İlk zamanlar çok zorluk çekmiştim, hafta içi değil de haftasonları etüd yaptıklarında... Mehter marşı ile derse girip, İzmir marşı ile teneffüse çıkıyordu çocuklar ve ben tüm marşlarda ayaktaydım... Sonra uçağa, ezana, İstanbul'un yarı martı popülasyonun çatımda bilimum yarışları yapmasına ve marşlara alıştım...
Hep acıyorum küçücük çocukların kendilerinden büyük çantalar, ellerinde torbalar, kollarında anne babalar ile sokaklarda sabahın köründe yalpalamasına... He biz yapmadık mı yaptık, ve eminim bize de acıyanlar olmuştur! Gün gelip devran döndü ve sıra bende şimdi...
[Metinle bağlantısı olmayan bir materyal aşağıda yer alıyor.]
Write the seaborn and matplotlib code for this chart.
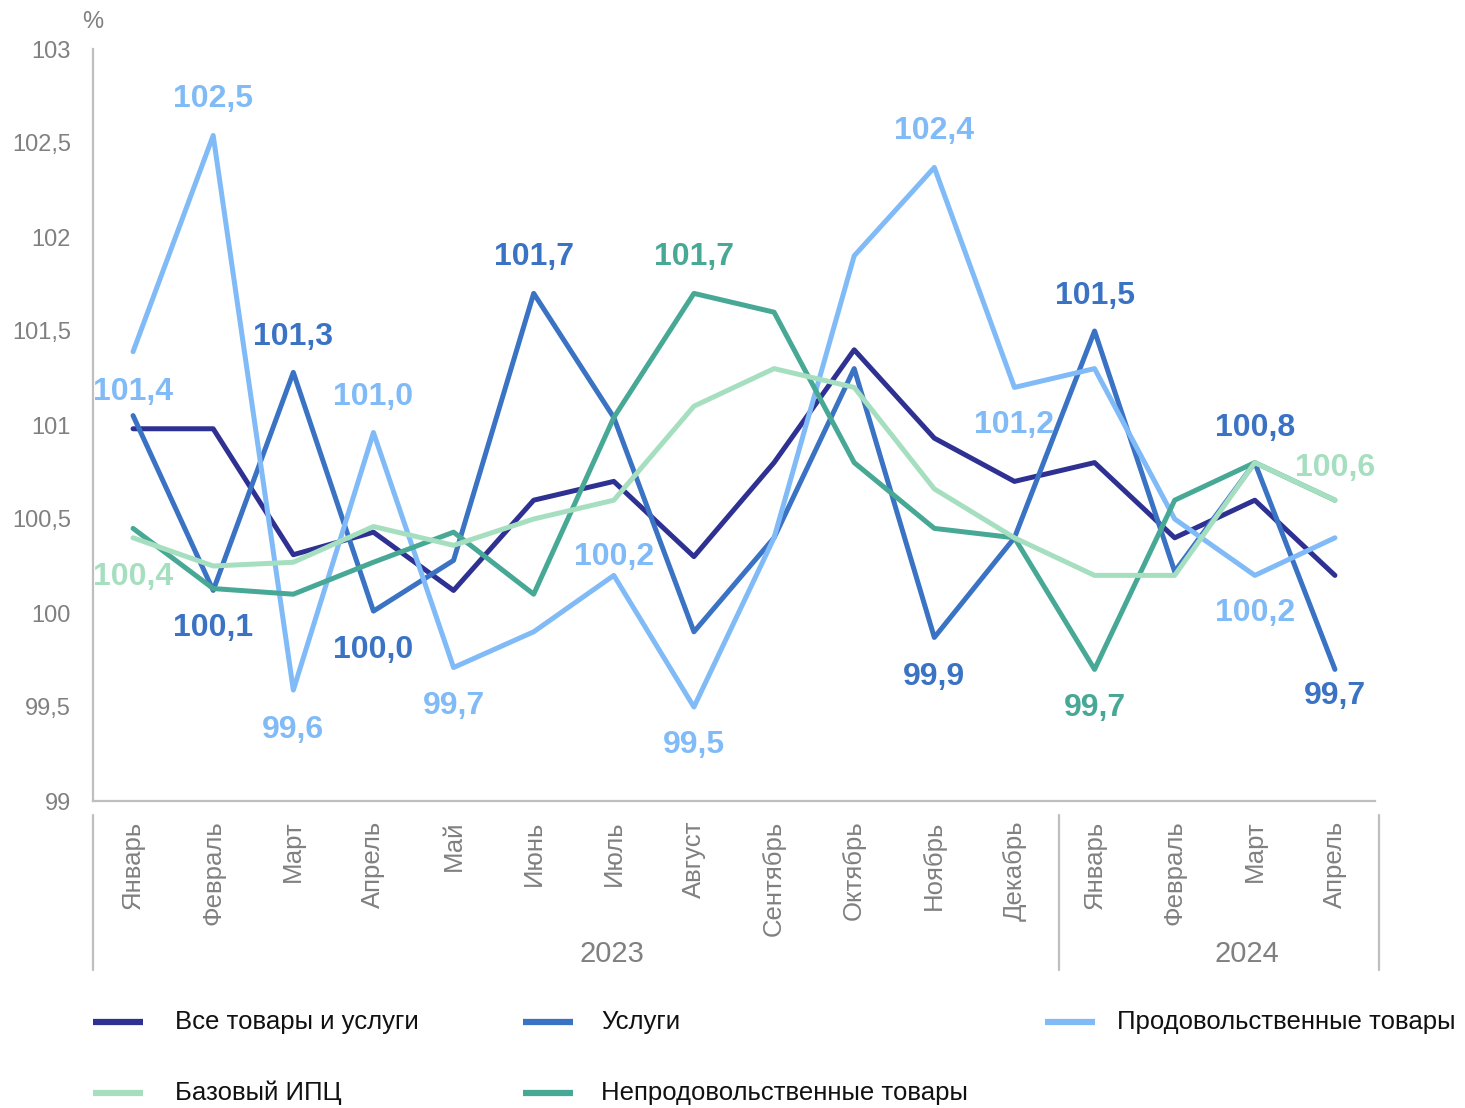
import pandas as pd
import seaborn as sns
import matplotlib.pyplot as plt
from matplotlib.lines import Line2D
from matplotlib.ticker import FuncFormatter

# Данные: индексы потребительских цен, % к предыдущему месяцу
months = ["Январь", "Февраль", "Март", "Апрель", "Май", "Июнь", "Июль", "Август",
          "Сентябрь", "Октябрь", "Ноябрь", "Декабрь",
          "Январь", "Февраль", "Март", "Апрель"]
years = ["2023", "2024"]

all_goods = [100.98, 100.98, 100.31, 100.43, 100.12, 100.6, 100.7, 100.3,
             100.8, 101.4, 100.93, 100.7, 100.8, 100.4, 100.6, 100.2]
services = [101.05, 100.12, 101.28, 100.01, 100.28, 101.7, 101.04, 99.9,
            100.4, 101.3, 99.87, 100.4, 101.5, 100.22, 100.8, 99.7]
food = [101.39, 102.54, 99.59, 100.96, 99.71, 99.9, 100.2, 99.5,
        100.4, 101.9, 102.37, 101.2, 101.3, 100.5, 100.2, 100.4]
core = [100.4, 100.25, 100.27, 100.46, 100.36, 100.5, 100.6, 101.1,
        101.3, 101.2, 100.66, 100.4, 100.2, 100.2, 100.8, 100.6]
nonfood = [100.45, 100.13, 100.1, 100.27, 100.43, 100.1, 101.04, 101.7,
           101.6, 100.8, 100.45, 100.4, 99.7, 100.6, 100.8, 100.6]

names = ["Все товары и услуги", "Услуги", "Продовольственные товары",
         "Базовый ИПЦ", "Непродовольственные товары"]
series = dict(zip(names, [all_goods, services, food, core, nonfood]))
colors = dict(zip(names, ["#2e3192", "#3a72c4", "#80bbf7", "#a6dfc0", "#47a995"]))

# подписи: (ряд, номер месяца, смещение в пикселях)
labels = [
    ("Продовольственные товары", 0, -40), ("Продовольственные товары", 1, 36),
    ("Продовольственные товары", 2, -40), ("Продовольственные товары", 3, 36),
    ("Продовольственные товары", 4, -38), ("Продовольственные товары", 6, 18),
    ("Продовольственные товары", 7, -38), ("Продовольственные товары", 10, 36),
    ("Продовольственные товары", 11, -38), ("Продовольственные товары", 14, -38),
    ("Услуги", 1, -38), ("Услуги", 2, 35), ("Услуги", 3, -39), ("Услуги", 5, 36),
    ("Услуги", 10, -40), ("Услуги", 12, 35), ("Услуги", 14, 35), ("Услуги", 15, -27),
    ("Базовый ИПЦ", 0, -39), ("Базовый ИПЦ", 15, 32),
    ("Непродовольственные товары", 7, 36), ("Непродовольственные товары", 12, -39),
]

df = pd.DataFrame(
    [(i, v, n) for n in names for i, v in enumerate(series[n])],
    columns=["month", "value", "series"],
)

sns.set_style("white")
plt.rcParams["font.family"] = ["Liberation Sans", "DejaVu Sans"]

gray = "#808080"
fig = plt.figure(figsize=(14.65, 11.08), dpi=100)
ax = fig.add_axes([93 / 1465, 307 / 1108, 1282 / 1465, 752 / 1108])

draw_order = ["Все товары и услуги", "Услуги", "Продовольственные товары",
              "Непродовольственные товары", "Базовый ИПЦ"]
sns.lineplot(data=df, x="month", y="value", hue="series", hue_order=draw_order,
             palette=colors, linewidth=3.6, legend=False, ax=ax)

for n, i, dy in labels:
    v = series[n][i]
    ax.annotate(f"{v:.1f}".replace(".", ","), (i, v), xytext=(0, dy),
                textcoords="offset pixels", ha="center", va="center",
                fontsize=23, fontweight="bold", color=colors[n])

ax.set_xlim(-0.5, 15.5)
ax.set_ylim(99, 103)
ax.set_yticks([99 + 0.5 * k for k in range(9)])
ax.yaxis.set_major_formatter(FuncFormatter(lambda v, p: f"{v:g}".replace(".", ",")))
ax.set_xticks(range(len(months)))
ax.set_xticklabels(months, rotation=90, va="top")
ax.tick_params(axis="x", length=0, pad=14, labelsize=18.5, labelcolor=gray)
ax.tick_params(axis="y", length=0, pad=16, labelsize=17, labelcolor=gray)
ax.set_xlabel("")
ax.set_ylabel("")
for s in ["top", "right"]:
    ax.spines[s].set_visible(False)
for s in ["left", "bottom"]:
    ax.spines[s].set_color("#bfbfbf")
    ax.spines[s].set_linewidth(1.6)

# границы групп по годам
trans = ax.get_xaxis_transform()
for x in [-0.5, 11.55, 15.55]:
    ax.plot([x, x], [-0.019, -0.225], color="#bfbfbf", lw=1.6,
            transform=trans, clip_on=False)
for x, year in zip([5.98, 13.9], years):
    ax.text(x, -0.2035, year, transform=trans, ha="center", va="center",
            fontsize=21, color=gray)

fig.text(93 / 1465, 1 - 22 / 1108, "%", ha="center", va="center",
         fontsize=17, color=gray)

# легенда: (x маркера, x текста, y) в пикселях
legend_pos = [(93, 175, 1022), (523, 601, 1022), (1045, 1117, 1022),
              (93, 175, 1093), (523, 601, 1093)]
for n, (lx, tx, ly) in zip(names, legend_pos):
    yf = 1 - ly / 1108
    fig.add_artist(Line2D([lx / 1465, (lx + 50) / 1465], [yf, yf],
                          color=colors[n], lw=4.5, solid_capstyle="butt"))
    fig.text(tx / 1465, yf, n, ha="left", va="center",
             fontsize=18.5, color="#111111")

fig.savefig("out.png", dpi=100)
Ama birkaç gündür gözlemlediğim garip bir olay var... Çocuklar havalardan mı, bizi teğet geçen küllerden mi, ağır çantalardan mı bilinmez, sabahın köründe yolların ortasındalar, acayip boş bakıyorlar, havaya bakıyorlar... Korna çalıyorsun, sanki transdan uyanıyor velet... Hayır, hep aynısını görüyorum desem, yine korkucam ama ufak derinlikte bir nefes de çekicem, ama farklı farklı bir sürü çocuk bunlar... Kızlı erkekli...
Artık bu sabah cidden tırstım, aklıma üçüncü sınıf bir korku filmi geldi, çocukların zuzaylılar tarafından beyninin yıkandığı ve hepsinin platin sarısı minik canavarlara dönüştüğü... Yarın tören vakti, hiç üşenmeyip gidip gözlemleyeceğim okulu... Birden fazla havalara bakıp, hareketsiz duran varsa, yarın ki en şenlikli günün tersine, ben kaçtım, uzaylılar aramızda!
Kalanların 23 Nisan Milli Egemenlik ve Çocuk Bayramını en içten dileklerimle kutlarım!